6. An apparatus as claimed in claim 5 wherein the controller repeats steps i) to iii) at least 5 times. 25

7. An apparatus as claimed in claim any one of claims 2 to 6 wherein in step i) the controller sets the hot valve and the cold valve to randomly determined set points.

8. An apparatus as claimed in any one of claims 1 to 7, in the operation mode the controller adapted and configured to compare the temperature of the output flow of fluid to a predetermined temperature and close the hot water valve to isolate the output from the hot input if the temperature of the output flow of fluid is greater than the predetermined temperature.

9. An apparatus as claimed in any one of claims 1 to 8 wherein in the operation mode the controller is adapted and configured to enter a degraded mode if the difference between the temperature of the hot flow of fluid and the temperature of the cold flow of fluid is less than a predetermined threshold, in the degraded mode the controller setting the hot valve and the cold valve to predetermined set points.

10. An apparatus as claimed in claim 9 wherein in the degraded mode the controller sets the hot valve and the cold valve to 50% open.

11. An apparatus as claimed in any one of claims 1 to 10 wherein the apparatus comprises a human machine interface adapted to allow a user to select the desired temperature.

12. An apparatus as claimed in claim 11 wherein the controller is adapted and configured to limit the selectable desired temperature based on the temperature of the hot and cold fluid flows.

13. An apparatus as claimed in claim 11 or 12 wherein the controller is adapted and configured to limit the selectable flow rate to be less than the product of: the quotient of: the difference between the temperature of the flow of hot fluid and the temperature of the flow of cold fluid and the maximum of the difference between the temperature of the flow of hot fluid and the temperature of the output flow of fluid and the difference between the temperature of the output flow of fluid and the temperature of the cold flow of fluid, and a maximum flow rate of the cold valve and the hot valve. 26

14. An apparatus as claimed in any one of claims 1 to 13 wherein the flow control device comprises the cold temperature sensor in proximity to the cold inlet, the hot temperature sensor in proximity to the hot inlet, and the output temperature sensor in proximity to the outlet.

15. An apparatus as claimed in any one of claims 1 to 14 wherein the apparatus comprises a mixing unit for mixing of the hot and cold fluid flows prior to temperature measurement by the outlet temperature sensor.

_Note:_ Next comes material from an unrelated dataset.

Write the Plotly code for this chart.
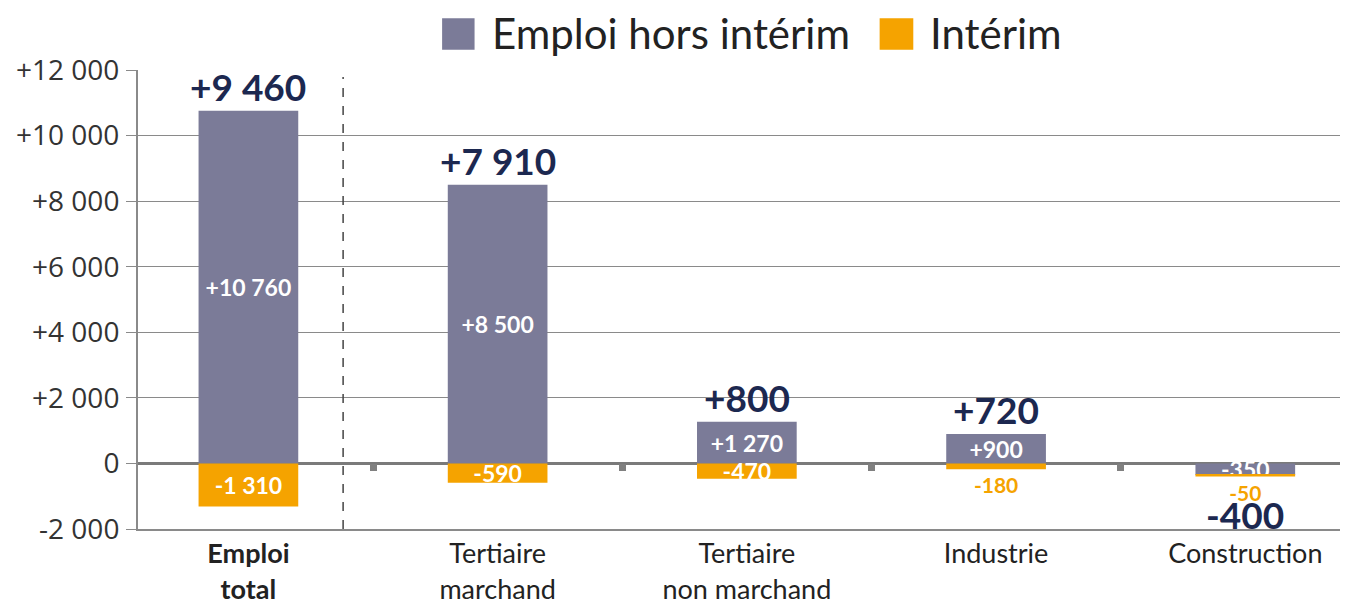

16. An apparatus as claimed in claim 15 wherein the mixing unit comprises a reservoir volume to allow fluid downstream of the hot valve and cold valve to mix or accumulate prior to temperature measurement by the outlet temperature sensor.

17. An apparatus as claimed in claim 16 wherein the reservoir is an output manifold of the flow control device.

18. An apparatus as claimed in any one of claims 1 to 17 wherein the flow control device comprises a bank of solenoid operated cold valves for controlling the flow of cold fluid and a bank of solenoid operated hot valves for controlling the flow of hot fluid, each said solenoid valve switchable between a closed position and an open position, the controller adapted and configured to open a number of hot valves to control the flow of hot fluid and a number of cold valves to control the flow of cold fluid.

19. An apparatus as claimed in any one of claims 1 to 18 wherein the controller controls the cold valve based on a calculated cold flow rate based on the desired flow rate multiplied by the quotient of the difference between the temperature of the flow of hot fluid and the desired temperature and the difference between the temperature of the flow of hot fluid and the temperature of the flow of cold fluid.

20. An apparatus as claimed in any one of claims 1 to 19 wherein the controller controls the hot valve based on a calculated hot flow rate based on the desired flow rate multiplied by the quotient of the difference between the desired temperature and the temperature of the flow of cold fluid and the difference between the temperature of the flow of hot fluid and the temperature of the flow of cold fluid.